12 January 2023

Proud Boys sedition trial opens two years after Washington DC Capitol riot

12 January 2023

A high-profile Capitol riot trial has opened for former Proud Boys leader Enrique Tarrio and four lieutenants charged with seditious conspiracy for what prosecutors say was a desperate plot by far-right extremists to keep Joe Biden out of the White House.

Jurors began hearing lawyers’ opening statements more than two years after Proud Boys members joined a pro-Donald Trump mob in attacking the Capitol on January 6, 2021.

The trial comes on the heels of the seditious conspiracy convictions of two leaders of the Oath Keepers, another far-right extremist group.

Several other Oath Keepers members were charged with plotting to stop the peaceful transfer of presidential power from Mr Trump, a Republican, to Mr Biden, a Democrat.

The case against Tarrio and his four associates is one of the most consequential to emerge from the January 6 riot at the Capitol. The trial will provide an in-depth look at a group that has become an influential force in mainstream Republican politics.

Defence lawyers have said there was never any plan to go into the Capitol or stop Congress’ certification of the electoral vote won by Mr Biden.

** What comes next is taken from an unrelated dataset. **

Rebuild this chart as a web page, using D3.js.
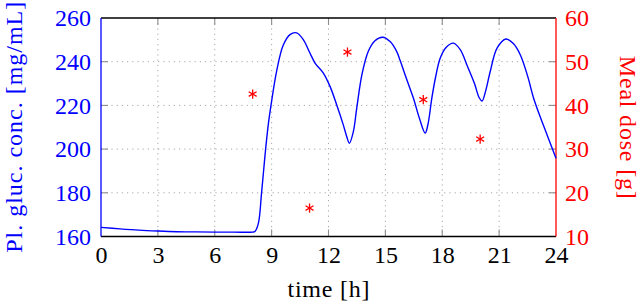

And they have accused prosecutors of trying to silence potential defence witnesses. Tarrio’s lawyers have not said whether he will take the stand in his defence.

Tarrio’s co-defendants are Ethan Nordean, of Auburn, Washington, who was a Proud Boys chapter president; Joseph Biggs, of Ormond Beach, Florida, a self-described Proud Boys organiser; Zachary Rehl, who was president of the Proud Boys chapter in Philadelphia; and Dominic Pezzola, a Proud Boy member from Rochester, New York.

The Justice Department has charged nearly 1,000 people across the United States over the deadly insurrection, and its investigation continues to grow.

The Proud Boys’ trial is the first major trial to begin since the House committee investigating the insurrection urged the department to bring criminal charges against Mr Trump and associates who were behind his efforts to overturn his 2020 election loss.

While the criminal referral has no real legal standing, it adds to political pressure already on Attorney General Merrick Garland and Jack Smith, the special counsel he appointed who is conducting an investigation into January 6 and Mr Trump’s actions.

Jury selection in the case took two weeks as a slew of potential jurors said they associated the Proud Boys with hate groups or white nationalism.

The Capitol can be seen in the distance from parts of the courthouse, where a second group of Oath Keepers are also currently on trial for seditious conspiracy, which carries up to 20 years behind bars upon conviction.

Tarrio, who is from Miami, was not in Washington on January 6 because he was arrested two days before the riot and charged with vandalising a Black Lives Matter banner at a historic Black church during a protest in December 2020.

He was ordered to leave the capital, but prosecutors say he remained engaged in the extremist group’s planning for January 6.

Prosecutors are expected to tell jurors that as the Proud Boys’ anger over the election grew, they also began to turn against police over Tarrio’s arrest and over the failure to bring charges in the stabbing of another Proud Boy during clashes the month before the riot.

Communications cited in court papers show the Proud Boys discussing storming the Capitol in the days before the riot. On January 3, someone suggested in a group chat that the “main operating theatre” be in front of the Capitol.

“I didn’t hear this voice note until now, you want to storm the Capitol,” Tarrio said the next day in the same chat.

Tarrio’s lieutenants were part of the first wave of rioters to push onto Capitol grounds and charge past police barricades toward the building, according to prosecutors.

Pezzola used a riot shield he stole from a Capitol Police officer to break a window, allowing the first rioters to enter the building, prosecutors allege.

Prosecutors say Tarrio cheered on the actions of the Proud Boys on the ground as he watched from afar.

“Do what must be done. #WeThePeople.” he wrote on social media as the riot unfolded. “Don’t (expletive) leave,” Tarrio wrote in another post.